February 2010 | Volume 9, Issue 1

A terrorist explosion ripped through a police office in Erbil, the normally calm capital of Kurdish Iraq, in May of 2005. The suicide bombing killed 60 people and injured several hundred, only the second such attack since the U.S. had invaded Iraq. A well-known terrorist group took responsibility and promised more violence.

After the bomb blast, the Kurdish regional government's health minister, Dr. Jamal Palani, sent out an urgent plea for international help.

"We cannot measure the psychological impact of this on our population," Dr.
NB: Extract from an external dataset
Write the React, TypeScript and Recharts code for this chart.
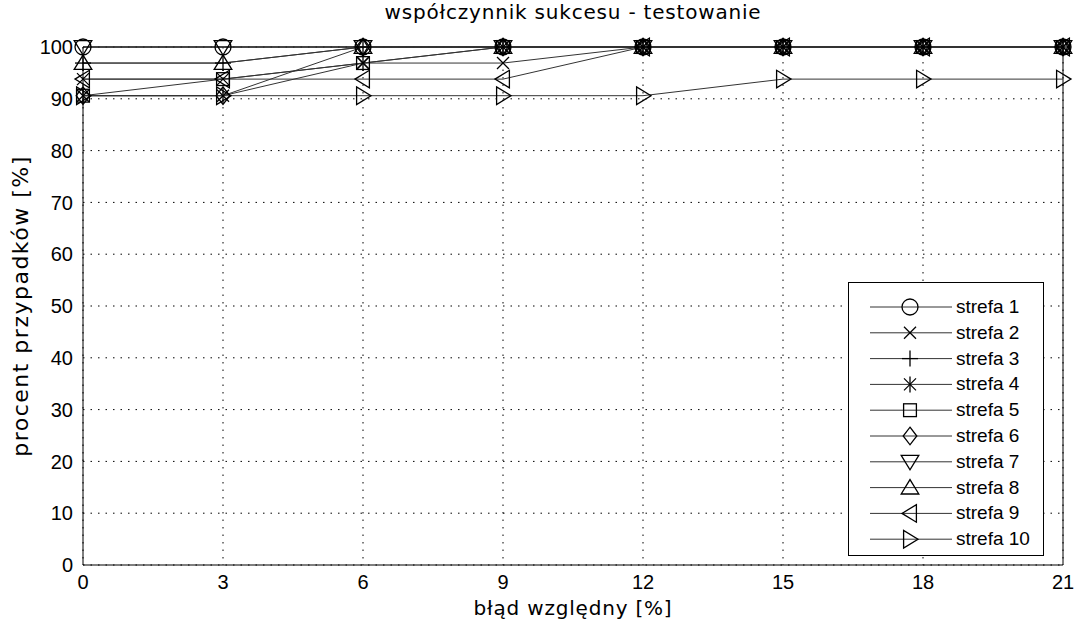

Palani wrote. "Mass causalities following the suicide bombing were characterized by such a number, severity and diversity of injuries that overwhelmed the ability of local medical resources to deliver comprehensive and definitive care to all victims."

PHOTO: large pile of tangled car parts
Dhikra Sarsam, Courtesy of Photoshare

Fogarty expanded the scope of a trauma
grant to include Iraq.

The appeal made its way to Fogarty, which quickly expanded the scope of an existing trauma research and training grant to include Iraq.

The grant's principal investigator - Dr. Jon Mark Hirshon of the University of Maryland, Baltimore - swiftly produced a specially tailored training course and assessment tools and traveled to Jordan to lead a five-day intense course. The team included the usual physicians and emergency preparedness trainers as well as law enforcement officers, epidemiologists, and international experts in health and disaster response.

In addition to 17 NIH-supported trainees from Northern Iraq, five individuals from Baghdad also participated, through sponsorship from the World Bank.

Hirshon's team helped the Kurdish health ministry establish a formal medical emergency plan. Components included rescue, decontamination, triage, stabilization, evacuation and treatment plans. They even addressed communications and post-disaster recovery.

"One of the lessons I've learned from this kind of work," says Hirshon, "is that timing is everything. Three weeks after we left the hotel in Jordan, it was bombed."